'Written, produced and directed by Peter Weir'. That sounds about as much control as Woody Allen could boast (usually actor rather than producer in his case). From Aussie Peter Weir you get a winning odd couple romance devoid of sentimentality and with an Enya soundtrack which discreetly reminds one of the '80s.
French legend Depardieu is Georges, the one seeking the elusive Green Card. His marriage to the absurdly named Bronte (MacDowell) is one of mutual convenience - she wants to get round one of the city's demanding co-op boards and secure a lovely flat with a greenhouse - but when questions begin being asked they have one weekend to get their stories straight before finally being rid of each other.
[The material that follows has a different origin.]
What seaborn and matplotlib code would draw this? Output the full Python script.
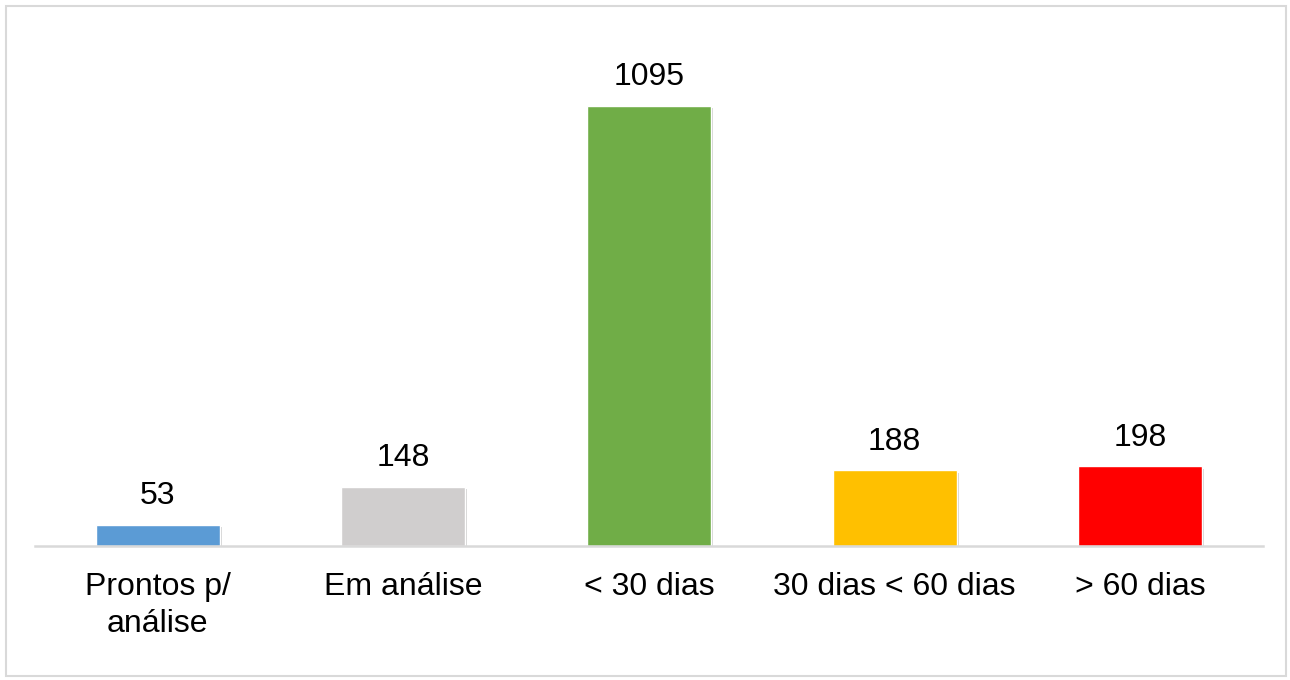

Perhaps calling this a romance is wrong because it's more about the creation of intimacy, albeit under exceptional circumstances. In a sense a bit like method-acting preparation dramatized. Everything is delightfully subconscious as opposed to restrained. Depardieu is hugely likeable and it's nice to see Bebe Neuwirth with some colour in her cheeks. MacDowell is way better here than in Four Weddings but still in some respects not a born actress. If anything is wanting it is more conversation, more debate and argument, maybe a longer time span to make it truly believable.
Not much mentioned in rundowns of the grest romantic flicks, but more rewarding than something like Lost In Translation, I'd say. If you'd forgotten about Green Card it's time you got reacquainted.